Among the honors announced were this year’s top 10 students based on both senior year averages and cumulative averages from all four years of high school, the latter utilized to determine valedictorian and salutatorian.
The top 10 rankings in Como-Pickton High School’s senior class were very close this year, with only 0.76 separating first from 10th place and only 0.081 difference between the valedictorian and salutatorian’s grade point averages.
In fact, valedictorian Jace Sturgill was surprised when he was announced the top student at Monday’s Senior Night Program.
But, when the final tallies were in, Sturgill had moved ahead, achieving not only the highest grade point average for senior year, but a 5.9794 cumulative grade point average for all four years of high school.
Chris Nabors came in fifth based on senior year rankings, but will ultimately finish a close second with a cumulative 5.8984 GPA and salutatorian honors.
Based on senior year rankings, Averi Cain was second, Mikaela Eryn Jacks third, William Ramirez fourth, Taeler Schepp sixth, Ana Erika Camacho seventh, Savannah Shockey eighth, Gustavo Salazar ninth and Ashley Matthews 10th.

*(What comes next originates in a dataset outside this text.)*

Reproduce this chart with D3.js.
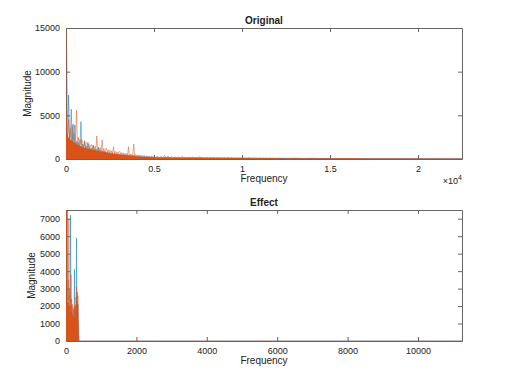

Cumulatively, Mikaela Jacks again placed third in class with a 5.8850 GPA, Averi Cain fourth with a 5.86.37 GPA, William Ramirez fifth with a 5.5950 GPA, Taeler Schepp again sixth with a 5.4714 GPA, Gustavo Salazar seventh with a 5.3203 GPA, Aylin Cruz eighth with a 5.2666 GPA, Ana Erika Camacho ninth with a 5.2661 GPA and Rebecca Marrs 10th with a 5.2193 GPA.
Stephanie Desiree Jaco was recognized as an early graduate, having completed all graduation requirements in less than the normal four years of high school.
Honor Graduates recognized included Averi Cain, Mikaela Jacks, Chris Nabors, Taeler Schepp and Jace Sturgill. Cain, Jacks, Nabors and Sturgill were also recognized as UIL Scholars, students who not only were ranked in the top 10 percent of graduates, but who also participated in UIL activities whether academic, music or athletics UIL.
National Honor Society members included Cain, Ana Camacho, Aylin Cruz, Jamie Daniel, Daicy Diaz, Yesica Gonzales, Jacks, Marlen Ledezma, Ashley Matthews, Nabors, Gustavo Salazar Aguayo, Schepp, Savannah Shockey and Sturgill.
Recognized for participation in Carter BloodCare’s Red Cord Honors Program were Caleb Boyd, Cain, Camacho, Hunter Childers, Jamie Daniel, Karla Berenice Gomez, Yesica Gonzales, Ruben Hernandez, Michael Hill, Jacks, Marlen Ledezma, Rebecca Marrs, Ashley Matthews, Ramirez, Neviea Rodriguez, Gustavo Salazar, Sturgill, Erin Watts, Tracy Wetzel and Stephanie Jaco.